Monday, January 26, 2015


Karen Traviss in Grasslands: "It seemed that the more rules a religion laid down, the more precise its strictures, then the more devious its adherents felt obliged to become."

I love this, this simple take on organized religion rings true for so many. Of course Theravada Buddhism is famous (infamous?) for the number of "vows" its nunks take. And so many of us are so proud of that, is it the pride or the restrictions that cause the harm? It's not the adherence because that is rarely practiced but often cited. In truth only three guidelines matter: Heightened mind, heightened virtue and heightened discernment.

Sunday, January 18, 2015

Aloka Vihara

There is a lovely recent article in Tricycle Magazine that showcases the Venerables Anandabodhi and Santacitta. The beautiful photos and gentle speech paint an uplifting and inspirational portrait of modern Buddhist Nuns in America.

Stop there if you prefer to maintain a serene and pleasant state of mind.

Beyond this point I cross the threshold into a murky area where what is beneficial is unclear to me.

I admit to having a bit of a stomach ache from Sour Grapes. I do not begrudge them the limelight, they are welcome to it. The sad thing is what a powerful reminder to me this is that one should not judge a book by its cover. The article is a gorgeous book cover, quite like the magazine. But life experience has taught me critical thinking and I prefer frank discussion and transparency. I don't usually read this magazine but a friend brought it to our attention. Like a nurse, every once in a while she rips off the bandaid and airs out this wound, though we generally prefer to ignore it.

These are two of the Sangha who have shunned us and countless other women in order to secure their support and obtain the status that brings them such fine advertising. Its a dog eat dog world out there even within the Sangha. Reminds me of the childrens book about the caterpillar that becomes a butterfly, the story speaks more to adults who have learned about both sides of competition and goal seeking. For me it recalls the Israelis who suffered at the hands of the Nazis only to turn around and offer such treatment to the Palestinians. Doubtless this opinion offends someone, perhaps you.

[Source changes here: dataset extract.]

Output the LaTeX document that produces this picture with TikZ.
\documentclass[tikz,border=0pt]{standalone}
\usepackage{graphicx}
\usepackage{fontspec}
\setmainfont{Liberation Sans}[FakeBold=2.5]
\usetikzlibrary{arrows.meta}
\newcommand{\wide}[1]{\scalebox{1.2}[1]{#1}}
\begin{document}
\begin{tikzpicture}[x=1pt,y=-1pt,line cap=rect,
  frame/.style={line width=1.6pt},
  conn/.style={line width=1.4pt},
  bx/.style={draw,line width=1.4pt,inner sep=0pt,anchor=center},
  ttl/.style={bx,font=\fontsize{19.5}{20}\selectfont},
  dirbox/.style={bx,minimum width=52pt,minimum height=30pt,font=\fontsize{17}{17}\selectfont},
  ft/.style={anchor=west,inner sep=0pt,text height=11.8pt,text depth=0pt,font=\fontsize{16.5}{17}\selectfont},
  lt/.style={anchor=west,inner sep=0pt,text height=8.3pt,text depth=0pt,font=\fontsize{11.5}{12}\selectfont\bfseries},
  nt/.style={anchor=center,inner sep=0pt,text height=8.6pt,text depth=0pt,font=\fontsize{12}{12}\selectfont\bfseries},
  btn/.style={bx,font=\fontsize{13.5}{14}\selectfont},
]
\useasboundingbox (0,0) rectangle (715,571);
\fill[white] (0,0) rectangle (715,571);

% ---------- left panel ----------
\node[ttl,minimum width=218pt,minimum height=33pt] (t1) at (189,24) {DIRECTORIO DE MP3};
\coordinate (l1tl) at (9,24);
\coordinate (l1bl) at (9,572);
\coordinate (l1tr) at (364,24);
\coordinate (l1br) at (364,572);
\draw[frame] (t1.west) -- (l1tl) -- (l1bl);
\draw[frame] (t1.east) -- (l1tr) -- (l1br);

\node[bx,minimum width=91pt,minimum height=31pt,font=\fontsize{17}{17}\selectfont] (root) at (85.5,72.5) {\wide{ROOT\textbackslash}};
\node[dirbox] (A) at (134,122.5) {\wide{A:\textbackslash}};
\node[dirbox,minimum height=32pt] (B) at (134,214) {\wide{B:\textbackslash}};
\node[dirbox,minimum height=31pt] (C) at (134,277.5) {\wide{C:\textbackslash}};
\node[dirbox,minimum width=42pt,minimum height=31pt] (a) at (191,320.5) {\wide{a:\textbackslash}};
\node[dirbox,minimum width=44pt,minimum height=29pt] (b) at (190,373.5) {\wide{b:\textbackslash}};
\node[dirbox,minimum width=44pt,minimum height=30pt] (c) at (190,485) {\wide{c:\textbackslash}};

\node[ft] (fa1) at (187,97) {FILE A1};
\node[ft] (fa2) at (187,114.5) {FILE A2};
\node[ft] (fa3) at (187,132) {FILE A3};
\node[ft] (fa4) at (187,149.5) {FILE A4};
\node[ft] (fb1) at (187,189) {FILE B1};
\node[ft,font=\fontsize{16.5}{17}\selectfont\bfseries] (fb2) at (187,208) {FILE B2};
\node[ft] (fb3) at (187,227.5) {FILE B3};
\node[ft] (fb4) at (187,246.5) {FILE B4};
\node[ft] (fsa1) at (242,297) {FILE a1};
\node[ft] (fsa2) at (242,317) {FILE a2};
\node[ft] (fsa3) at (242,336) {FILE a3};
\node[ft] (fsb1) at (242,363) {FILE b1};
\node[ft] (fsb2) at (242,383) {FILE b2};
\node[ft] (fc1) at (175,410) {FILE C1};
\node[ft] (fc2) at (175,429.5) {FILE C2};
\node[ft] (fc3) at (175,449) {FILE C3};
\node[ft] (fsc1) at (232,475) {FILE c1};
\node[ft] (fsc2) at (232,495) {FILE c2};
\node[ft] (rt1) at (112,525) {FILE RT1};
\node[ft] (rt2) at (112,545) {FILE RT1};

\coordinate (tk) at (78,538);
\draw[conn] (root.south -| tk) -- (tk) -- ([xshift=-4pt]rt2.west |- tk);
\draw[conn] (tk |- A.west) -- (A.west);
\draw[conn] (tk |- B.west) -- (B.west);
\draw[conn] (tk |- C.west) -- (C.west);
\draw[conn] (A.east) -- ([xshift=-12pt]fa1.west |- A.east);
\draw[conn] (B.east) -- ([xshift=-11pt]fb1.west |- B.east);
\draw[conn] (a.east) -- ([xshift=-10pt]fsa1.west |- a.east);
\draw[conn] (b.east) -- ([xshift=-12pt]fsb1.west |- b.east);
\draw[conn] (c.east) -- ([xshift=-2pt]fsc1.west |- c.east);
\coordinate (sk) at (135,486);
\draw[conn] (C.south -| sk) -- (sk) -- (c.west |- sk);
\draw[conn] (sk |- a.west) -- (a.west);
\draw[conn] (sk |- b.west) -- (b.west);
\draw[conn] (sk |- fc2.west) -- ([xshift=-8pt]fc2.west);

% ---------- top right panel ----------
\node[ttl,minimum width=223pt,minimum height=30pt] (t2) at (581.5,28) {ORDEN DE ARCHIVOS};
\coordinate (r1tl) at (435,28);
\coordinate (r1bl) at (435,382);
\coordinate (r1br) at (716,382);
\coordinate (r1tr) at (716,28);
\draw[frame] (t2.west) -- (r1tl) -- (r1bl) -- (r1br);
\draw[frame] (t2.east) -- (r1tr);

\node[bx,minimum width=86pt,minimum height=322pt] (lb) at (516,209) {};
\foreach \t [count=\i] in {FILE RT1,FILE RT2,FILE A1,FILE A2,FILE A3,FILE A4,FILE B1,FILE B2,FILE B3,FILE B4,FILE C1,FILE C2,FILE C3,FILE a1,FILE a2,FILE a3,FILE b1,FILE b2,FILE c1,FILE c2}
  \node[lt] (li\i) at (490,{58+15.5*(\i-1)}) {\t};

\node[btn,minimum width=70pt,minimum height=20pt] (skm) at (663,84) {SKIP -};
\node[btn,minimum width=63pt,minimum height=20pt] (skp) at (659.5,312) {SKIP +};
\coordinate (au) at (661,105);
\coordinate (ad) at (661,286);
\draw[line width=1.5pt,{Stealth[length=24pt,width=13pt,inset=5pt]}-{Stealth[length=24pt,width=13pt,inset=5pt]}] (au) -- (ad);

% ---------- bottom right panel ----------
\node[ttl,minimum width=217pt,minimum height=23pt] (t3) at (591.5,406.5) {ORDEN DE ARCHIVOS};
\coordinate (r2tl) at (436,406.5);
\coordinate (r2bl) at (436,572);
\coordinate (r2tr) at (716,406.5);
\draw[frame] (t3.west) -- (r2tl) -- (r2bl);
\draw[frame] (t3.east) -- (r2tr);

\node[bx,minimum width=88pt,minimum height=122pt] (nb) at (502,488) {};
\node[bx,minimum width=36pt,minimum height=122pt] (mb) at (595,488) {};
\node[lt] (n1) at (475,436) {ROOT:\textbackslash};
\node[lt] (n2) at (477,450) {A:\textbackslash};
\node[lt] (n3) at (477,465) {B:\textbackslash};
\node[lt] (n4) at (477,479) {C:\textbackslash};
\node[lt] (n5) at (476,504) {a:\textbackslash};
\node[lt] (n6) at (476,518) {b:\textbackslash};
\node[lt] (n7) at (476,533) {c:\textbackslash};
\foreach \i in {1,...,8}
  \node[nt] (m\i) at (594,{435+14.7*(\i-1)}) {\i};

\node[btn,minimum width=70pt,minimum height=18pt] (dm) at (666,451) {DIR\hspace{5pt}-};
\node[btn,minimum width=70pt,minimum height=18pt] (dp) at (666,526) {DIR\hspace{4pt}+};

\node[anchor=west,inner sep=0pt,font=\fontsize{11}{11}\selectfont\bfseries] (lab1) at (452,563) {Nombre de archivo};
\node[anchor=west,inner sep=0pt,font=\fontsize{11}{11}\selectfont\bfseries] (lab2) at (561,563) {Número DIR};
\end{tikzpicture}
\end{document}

Many members of the venerable Sangha believe it is invaluable to have a polished image in the public eye. Outward appearances have been the majority of their training and consume the values instilled in them. They may be 'right' in what they do, I am sure they think so, just as I think I am right in what I do.What's a nunk doing with such a soapbox? Wasting breath really, the path is better off without such concerns.

Friday, January 16, 2015

Buddhist Nationalism is an Oxymoron


This article on Yahoo news about Myanmar aka Burma strikes us all to the heart. Why? Because people still say that Buddhism is the only religion that has never gone to war. Well, no more. These people wearing maroon robes and shaved heads cannot be Buddhist are not Buddhist are pitifully ignorant of the Buddha Dhamma. Millions of people around the world who have never heard those words are more followers of the Dhamma than these men.

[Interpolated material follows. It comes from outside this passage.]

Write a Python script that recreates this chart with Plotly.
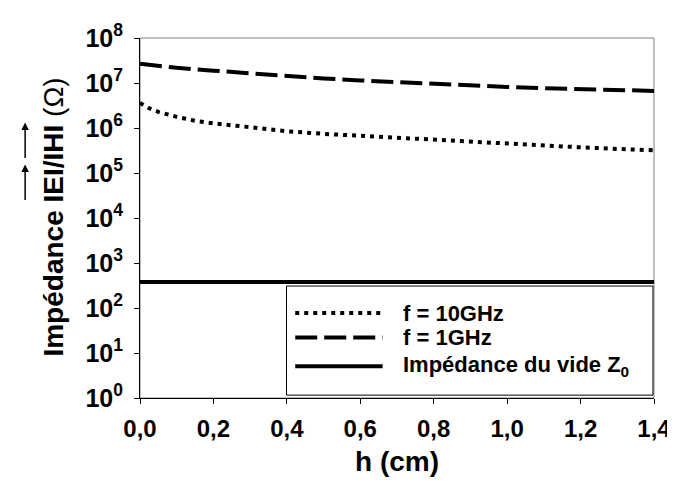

Buddhism is not an organized religion, there is no pope, the DaLai Lama is not our CEO, but he is a great Buddhist leader and I am saddened by the thought of how he feels knowing this is happening in Myanmar. Perhaps the conflict there will help to consolidate the fourfold Sangha but knowing many of the european american traditional monks by their behavior that is not likely.

Thanks to all Good Hearts the Dhamma is an organic living breathing REAL motive force in the universe. There is no end to it and no beginning either so it cannot be undone, if only those who claim to be monks could see the basic teachings, they harm themselves more than anyone and yet they harm us all as they do so, we are one.

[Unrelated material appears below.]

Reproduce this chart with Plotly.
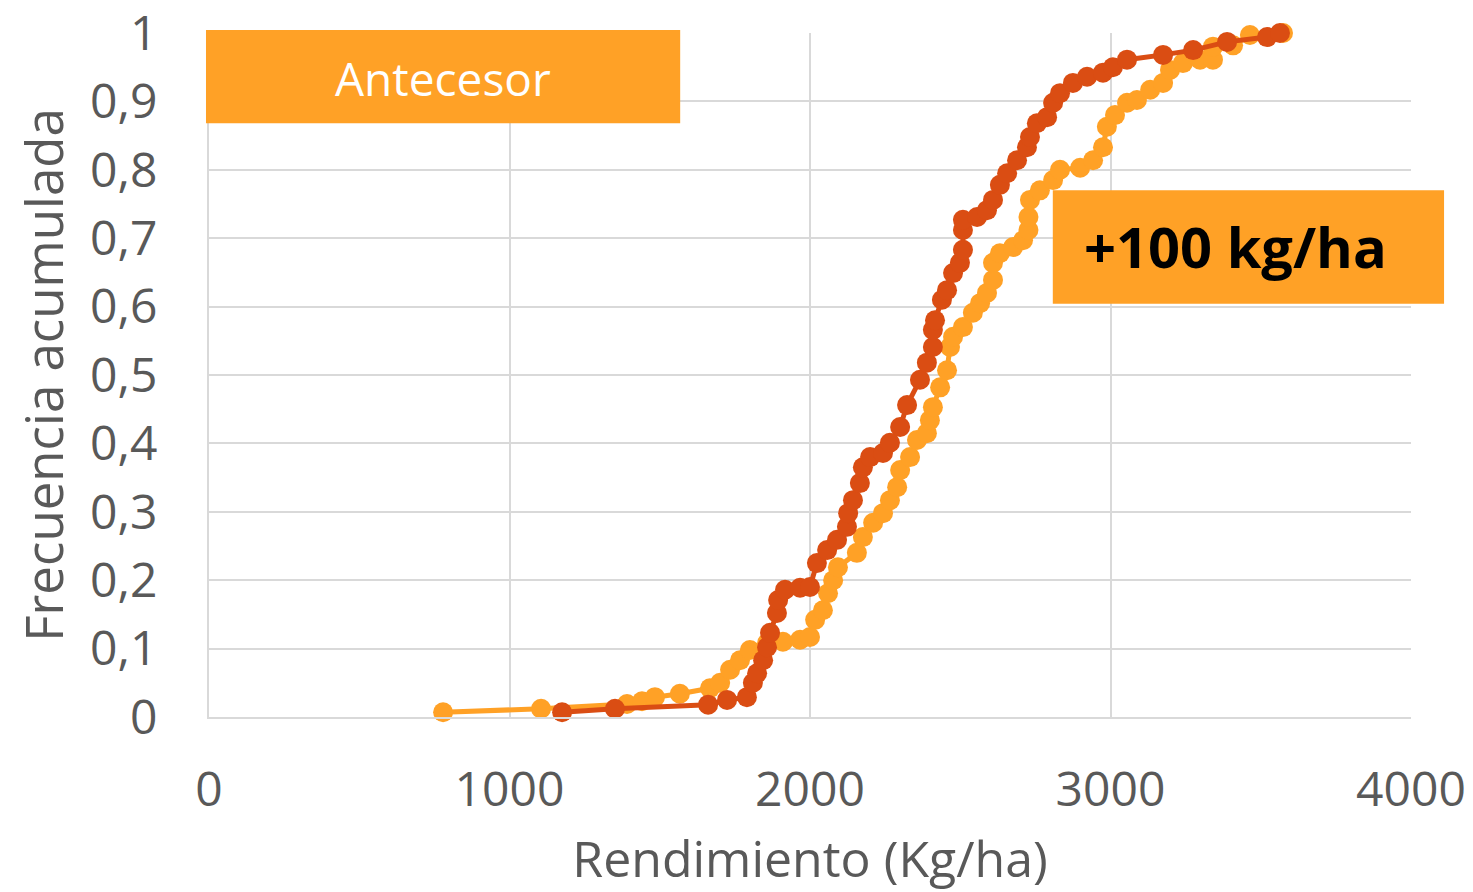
import plotly.graph_objects as go

# Cumulative frequency of yield
orange_x = [779, 1105, 1391, 1441, 1484, 1567, 1667, 1701, 1734, 1767, 1800, 1857,
            1910, 1967, 2000, 2017, 2043, 2060, 2077, 2093, 2156, 2176, 2210, 2243,
            2266, 2290, 2300, 2333, 2356, 2389, 2399, 2409, 2433, 2456, 2466, 2476,
            2509, 2542, 2566, 2589, 2609, 2609, 2632, 2676, 2709, 2727, 2727, 2732,
            2765, 2809, 2832, 2899, 2942, 2975, 2988, 3015, 3055, 3088, 3132, 3175,
            3198, 3241, 3298, 3341, 3341, 3408, 3464, 3574]
orange_y = [0.007, 0.012, 0.019, 0.023, 0.029, 0.034, 0.042, 0.050, 0.069, 0.083, 0.098, 0.108,
            0.110, 0.113, 0.117, 0.142, 0.156, 0.181, 0.200, 0.219, 0.240, 0.263, 0.284, 0.298,
            0.317, 0.336, 0.361, 0.380, 0.405, 0.415, 0.434, 0.453, 0.482, 0.507, 0.541, 0.556,
            0.570, 0.591, 0.605, 0.620, 0.639, 0.664, 0.678, 0.687, 0.697, 0.712, 0.731, 0.756,
            0.770, 0.785, 0.800, 0.803, 0.814, 0.833, 0.863, 0.880, 0.898, 0.902, 0.917, 0.927,
            0.946, 0.956, 0.961, 0.961, 0.980, 0.982, 0.997, 1.0]

red_x = [1175, 1351, 1661, 1724, 1790, 1810, 1824, 1844, 1857, 1867, 1890, 1894,
         1917, 1967, 2000, 2023, 2057, 2090, 2123, 2127, 2143, 2166, 2176, 2200,
         2243, 2266, 2300, 2323, 2366, 2389, 2409, 2409, 2416, 2439, 2456, 2476,
         2499, 2509, 2509, 2509, 2556, 2589, 2609, 2632, 2656, 2689, 2722, 2732,
         2755, 2789, 2809, 2832, 2875, 2922, 2975, 3008, 3055, 3175, 3275, 3388,
         3521, 3564]
red_y = [0.007, 0.012, 0.018, 0.025, 0.029, 0.050, 0.064, 0.083, 0.102, 0.123, 0.152, 0.171,
         0.186, 0.189, 0.190, 0.225, 0.244, 0.259, 0.278, 0.298, 0.317, 0.342, 0.365, 0.380,
         0.386, 0.401, 0.424, 0.456, 0.493, 0.518, 0.541, 0.566, 0.580, 0.610, 0.624, 0.649,
         0.664, 0.683, 0.712, 0.727, 0.731, 0.741, 0.756, 0.778, 0.795, 0.814, 0.833, 0.848,
         0.868, 0.877, 0.898, 0.912, 0.927, 0.936, 0.942, 0.950, 0.961, 0.968, 0.975, 0.987,
         0.994, 1.0]

ORANGE = "#FFA126"
RED = "#DA4D13"
GREY = "#595959"
GRID = "#D9D9D9"

fig = go.Figure()
fig.add_trace(go.Scatter(
    x=orange_x, y=orange_y, mode="lines+markers",
    line=dict(color=ORANGE, width=5),
    marker=dict(color=ORANGE, size=20),
    cliponaxis=False, showlegend=False
))
fig.add_trace(go.Scatter(
    x=red_x, y=red_y, mode="lines+markers",
    line=dict(color=RED, width=5),
    marker=dict(color=RED, size=20),
    cliponaxis=False, showlegend=False
))

# label boxes
fig.add_shape(type="rect", xref="paper", yref="paper",
              x0=-0.0025, x1=0.392, y0=0.868, y1=1.0044,
              fillcolor=ORANGE, line_width=0, layer="above")
fig.add_shape(type="rect", xref="paper", yref="paper",
              x0=0.702, x1=1.0275, y0=0.604, y1=0.770,
              fillcolor=ORANGE, line_width=0, layer="above")
fig.add_annotation(text="Antecesor", xref="paper", yref="paper",
                   x=0.195, y=0.934, xanchor="center", yanchor="middle",
                   showarrow=False,
                   font=dict(family="Open Sans", size=46, color="white"))
fig.add_annotation(text="<b>+100 kg/ha</b>", xref="paper", yref="paper",
                   x=0.854, y=0.689, xanchor="center", yanchor="middle",
                   showarrow=False,
                   font=dict(family="Open Sans", size=56, color="black"))

fig.update_xaxes(
    range=[0, 4000], dtick=1000,
    showgrid=True, gridcolor=GRID, gridwidth=2,
    zeroline=False, showline=True, linecolor=GRID, linewidth=2,
    ticks="", ticklabelstandoff=29, ticklabeloverflow="allow",
    tickfont=dict(size=48, color=GREY),
    title=dict(text="Rendimiento (Kg/ha)", standoff=26,
               font=dict(size=50, color=GREY))
)
fig.update_yaxes(
    range=[0, 1], dtick=0.1,
    showgrid=True, gridcolor=GRID, gridwidth=2,
    zeroline=False, showline=True, linecolor=GRID, linewidth=2,
    ticks="", ticklabelstandoff=40, ticklabeloverflow="allow",
    tickfont=dict(size=48, color=GREY),
    title=dict(text="Frecuencia acumulada", standoff=14,
               font=dict(size=51, color=GREY))
)

# page body adds an 8px margin, so the figure is 8px smaller each way
fig.update_layout(
    width=1465, height=884,
    margin=dict(l=201, r=62, t=25, b=175, autoexpand=False),
    plot_bgcolor="white", paper_bgcolor="white",
    separators=", ",
    font=dict(family="Open Sans", color=GREY)
)

fig.write_html("out.html")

I believe there is not more outcry about this from buddhists in the media because all of us are basically struck dumb by the absolute opposition to the Dhamma, the teachings of the Buddha clarifying the nature of universal reality, shown by these men who pose as monks. It is Generosity Compassion and Wisdom taught by the Buddha, not "us vs them" or "me, mine, and not yours" or "I am right and you are wrong." Good heavens, I feel sorry for them, their enemies are themselves. This is what happens when the outward appearances are emphasized over inner development on the Eightfold Path.

Saturday, January 10, 2015

Captain Dane's three rules of Sailing

we recently became interested in sailing and it turns out to be a clear reflection of the Dhamma just as thru hiking was. Captain Dane is a sailor and teacher we just met who shared these three rules:
"#1. Always Pay Attention to everything all around." What else but Mindfulness?
"#2. If in doubt, let it out." this actually is the Golden Rule of Sailing and refers to the Mainsail, if you fight with it you will surely get a knock down so ease up, take the middle way.
"#3. Don't be mean. Mean has three meanings: it can mean average - so don't be average, go your own way, follow your bliss; it can mean stingy - so be generous; and it can mean cruel, so be kind. And you may have noticed I used the word mean several times in another fashion - meaning - the true meaning of everything is the loss of delusion. I thanked him for the Dhamma talk and thanked my lucky stars for bringing us together.

Tuesday, January 6, 2015

making money with the Dhamma

"the Dhamma is Nobody's Business"
~freed from false needs and greed.

There is pressure upon us as monks to be successful, to make it big, to have a huge fine monastery and many many followers. Whenever this feeling arises there is a coincident resistance, a disagreement in my heart mind that says this is free to all, I am free to give as I feel moved or not as I do also. I have no need to proselytize, no needs at all. Everything is just as it should be.Each of us has their own life and path to lead. I can answer questions easily reflecting the Dhamma in daily life and this helps others to move more smoothly, easily and quietly. It is cooling and soothing to the hurts and fires of the world. I can continue to be free of needs and greed.